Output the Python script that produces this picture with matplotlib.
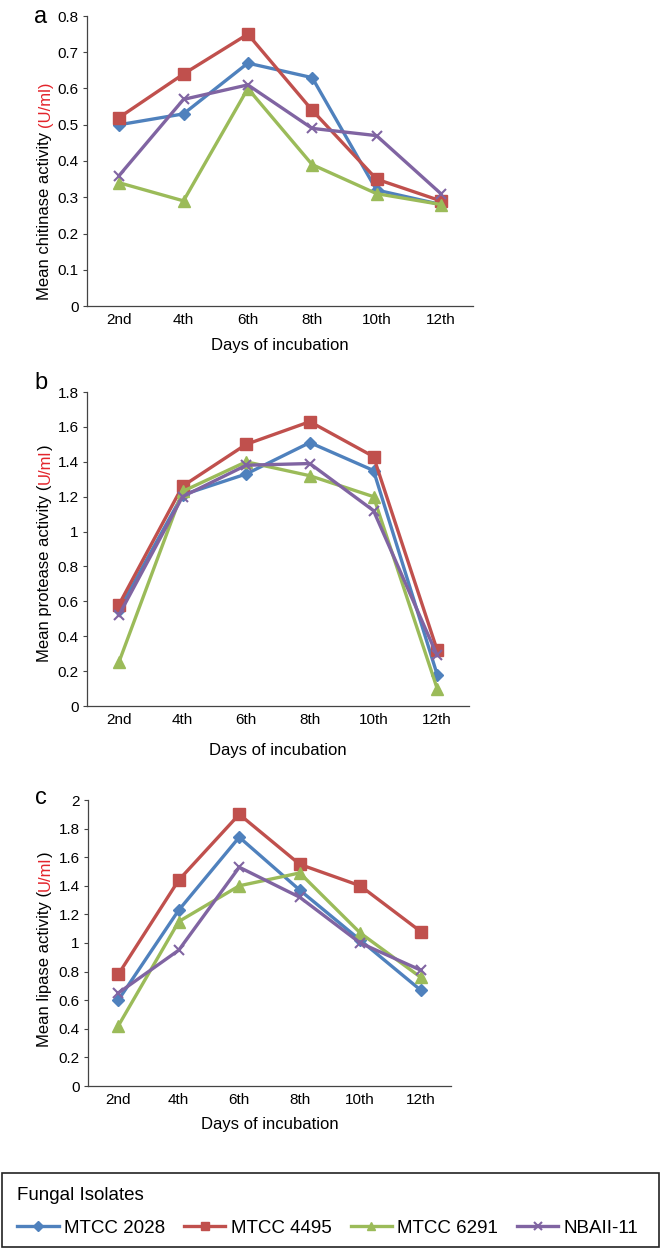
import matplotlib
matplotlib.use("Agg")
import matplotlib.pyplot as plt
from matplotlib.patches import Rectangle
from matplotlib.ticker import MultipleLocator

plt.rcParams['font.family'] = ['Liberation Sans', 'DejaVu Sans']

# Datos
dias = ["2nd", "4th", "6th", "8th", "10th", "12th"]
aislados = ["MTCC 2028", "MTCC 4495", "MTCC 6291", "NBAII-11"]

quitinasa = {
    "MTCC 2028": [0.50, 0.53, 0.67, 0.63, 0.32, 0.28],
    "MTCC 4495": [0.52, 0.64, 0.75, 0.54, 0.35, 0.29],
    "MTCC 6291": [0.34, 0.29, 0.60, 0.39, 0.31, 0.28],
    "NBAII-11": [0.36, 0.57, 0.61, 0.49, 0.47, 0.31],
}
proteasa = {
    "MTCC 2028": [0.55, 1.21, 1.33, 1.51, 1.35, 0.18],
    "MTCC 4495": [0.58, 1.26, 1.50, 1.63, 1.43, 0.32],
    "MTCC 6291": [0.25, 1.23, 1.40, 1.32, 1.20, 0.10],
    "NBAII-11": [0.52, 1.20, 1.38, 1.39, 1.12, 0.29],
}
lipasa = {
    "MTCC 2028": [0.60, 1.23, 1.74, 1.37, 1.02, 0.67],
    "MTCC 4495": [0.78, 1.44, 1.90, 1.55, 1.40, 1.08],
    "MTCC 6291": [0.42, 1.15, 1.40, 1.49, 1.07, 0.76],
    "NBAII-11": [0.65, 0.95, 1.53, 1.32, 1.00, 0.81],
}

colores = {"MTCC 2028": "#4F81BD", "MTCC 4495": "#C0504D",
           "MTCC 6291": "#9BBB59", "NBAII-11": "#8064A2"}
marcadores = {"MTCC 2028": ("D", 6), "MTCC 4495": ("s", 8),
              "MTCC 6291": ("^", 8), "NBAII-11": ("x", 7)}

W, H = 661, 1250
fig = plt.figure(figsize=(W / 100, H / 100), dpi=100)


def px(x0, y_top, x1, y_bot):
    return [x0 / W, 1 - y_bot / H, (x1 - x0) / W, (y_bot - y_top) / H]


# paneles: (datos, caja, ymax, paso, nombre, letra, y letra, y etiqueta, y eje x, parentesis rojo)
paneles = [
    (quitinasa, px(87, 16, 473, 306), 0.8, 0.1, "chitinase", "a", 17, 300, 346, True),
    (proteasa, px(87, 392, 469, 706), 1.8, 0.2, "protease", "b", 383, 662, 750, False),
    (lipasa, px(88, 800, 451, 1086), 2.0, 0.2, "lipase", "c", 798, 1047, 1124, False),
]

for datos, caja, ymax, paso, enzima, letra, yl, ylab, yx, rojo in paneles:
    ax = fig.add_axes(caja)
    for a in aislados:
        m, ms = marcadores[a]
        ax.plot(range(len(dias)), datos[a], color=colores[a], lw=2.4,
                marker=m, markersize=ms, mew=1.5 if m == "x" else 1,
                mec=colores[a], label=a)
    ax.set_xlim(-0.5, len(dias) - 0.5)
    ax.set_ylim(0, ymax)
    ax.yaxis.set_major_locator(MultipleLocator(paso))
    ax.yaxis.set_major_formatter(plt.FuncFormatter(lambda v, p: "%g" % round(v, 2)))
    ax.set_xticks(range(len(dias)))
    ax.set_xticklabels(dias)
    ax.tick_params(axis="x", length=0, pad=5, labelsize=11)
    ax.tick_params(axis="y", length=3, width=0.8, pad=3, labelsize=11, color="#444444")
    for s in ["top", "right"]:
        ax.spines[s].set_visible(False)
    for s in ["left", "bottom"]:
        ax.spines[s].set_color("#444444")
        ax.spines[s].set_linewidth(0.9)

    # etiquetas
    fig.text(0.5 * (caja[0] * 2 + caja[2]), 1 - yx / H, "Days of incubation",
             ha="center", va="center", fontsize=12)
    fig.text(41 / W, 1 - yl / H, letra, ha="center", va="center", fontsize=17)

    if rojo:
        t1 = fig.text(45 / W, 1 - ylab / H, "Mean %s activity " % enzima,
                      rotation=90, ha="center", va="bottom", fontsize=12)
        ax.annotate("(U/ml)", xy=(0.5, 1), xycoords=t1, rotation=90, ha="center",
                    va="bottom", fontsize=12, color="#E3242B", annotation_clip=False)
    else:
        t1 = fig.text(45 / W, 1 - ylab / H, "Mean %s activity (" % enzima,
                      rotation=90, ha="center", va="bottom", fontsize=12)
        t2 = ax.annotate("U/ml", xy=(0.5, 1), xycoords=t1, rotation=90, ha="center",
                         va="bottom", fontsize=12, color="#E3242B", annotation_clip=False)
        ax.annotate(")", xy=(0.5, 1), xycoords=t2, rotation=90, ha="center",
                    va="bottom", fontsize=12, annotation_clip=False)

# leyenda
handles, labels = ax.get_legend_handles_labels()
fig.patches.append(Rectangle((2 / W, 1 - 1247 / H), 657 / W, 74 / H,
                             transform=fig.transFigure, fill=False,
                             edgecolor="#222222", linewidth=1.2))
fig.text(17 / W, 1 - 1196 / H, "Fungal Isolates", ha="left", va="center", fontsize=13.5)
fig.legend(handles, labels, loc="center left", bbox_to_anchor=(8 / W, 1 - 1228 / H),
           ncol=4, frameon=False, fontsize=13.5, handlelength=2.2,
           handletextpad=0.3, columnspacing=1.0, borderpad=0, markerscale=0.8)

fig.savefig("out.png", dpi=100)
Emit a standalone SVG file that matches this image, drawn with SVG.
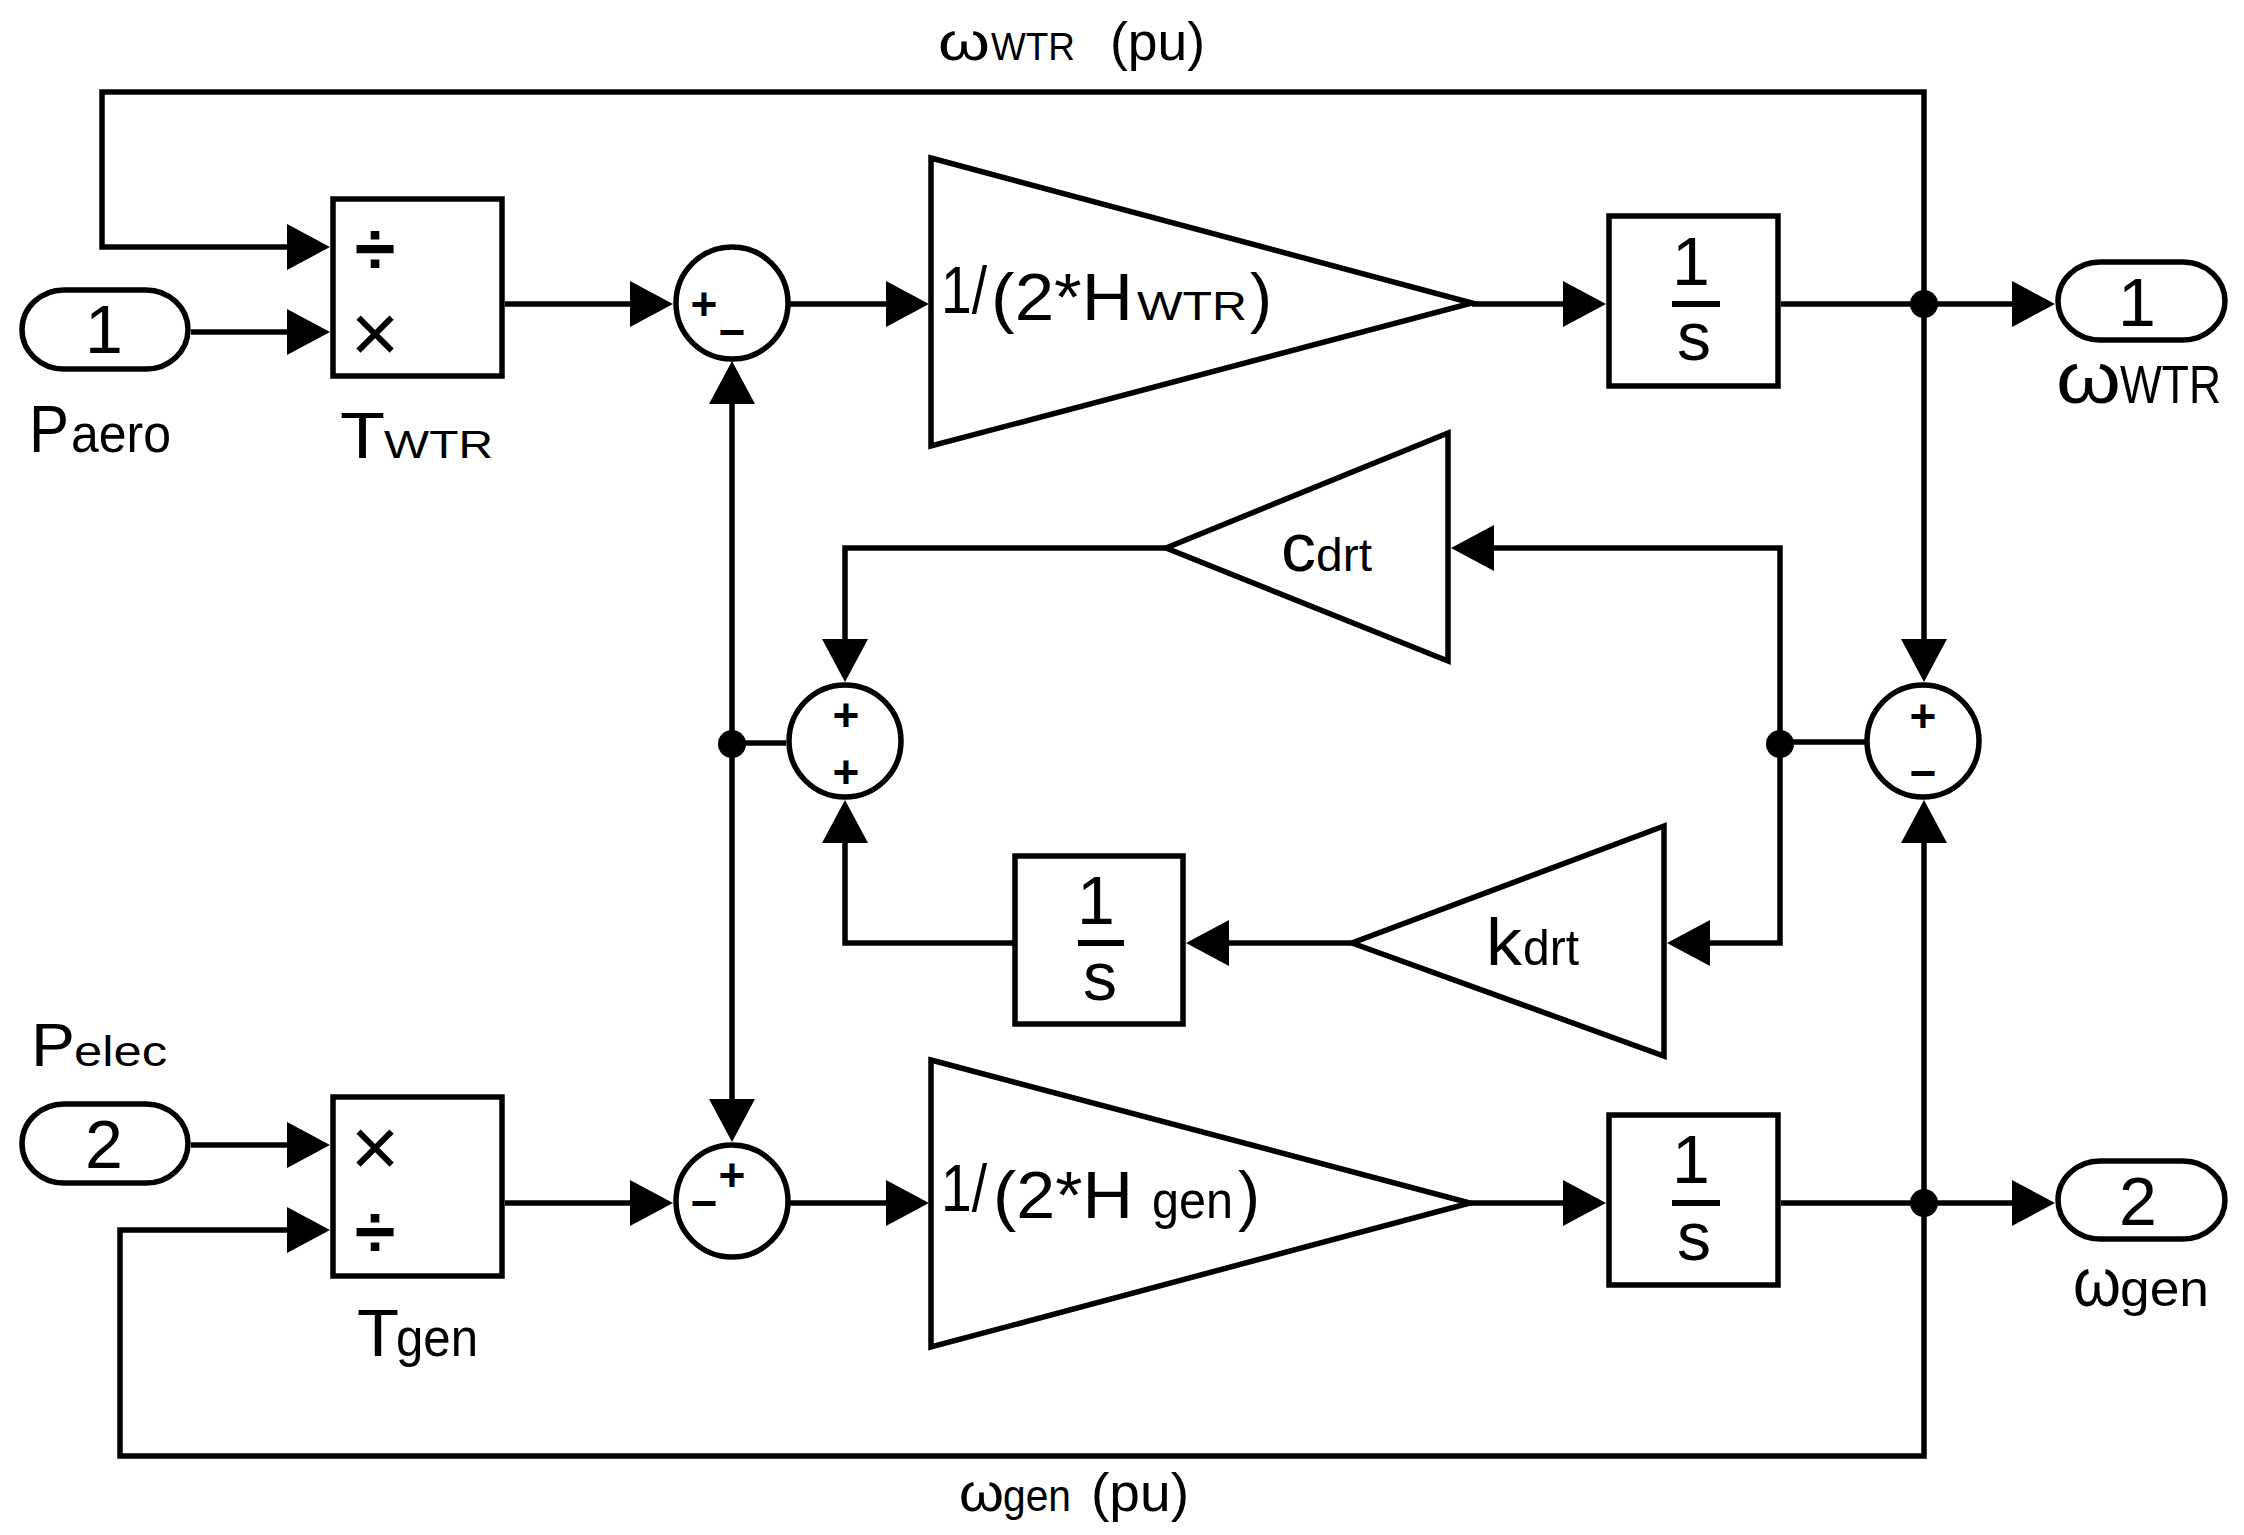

◆ ◆ ◆

#### [WHAT NEEDS TO BE DONE]
Please return, exactly as written, the lines from the first line of the records above through the line containing "plt.rcParams['font.family'] = ['Liberation", both included, leaving out any pictures.

#### [WRITTEN SOLUTION]
Output the Python script that produces this picture with matplotlib.
import matplotlib
matplotlib.use("Agg")
import matplotlib.pyplot as plt
from matplotlib.patches import Rectangle
from matplotlib.ticker import MultipleLocator

plt.rcParams['font.family'] = ['Liberation Sans', 'DejaVu Sans']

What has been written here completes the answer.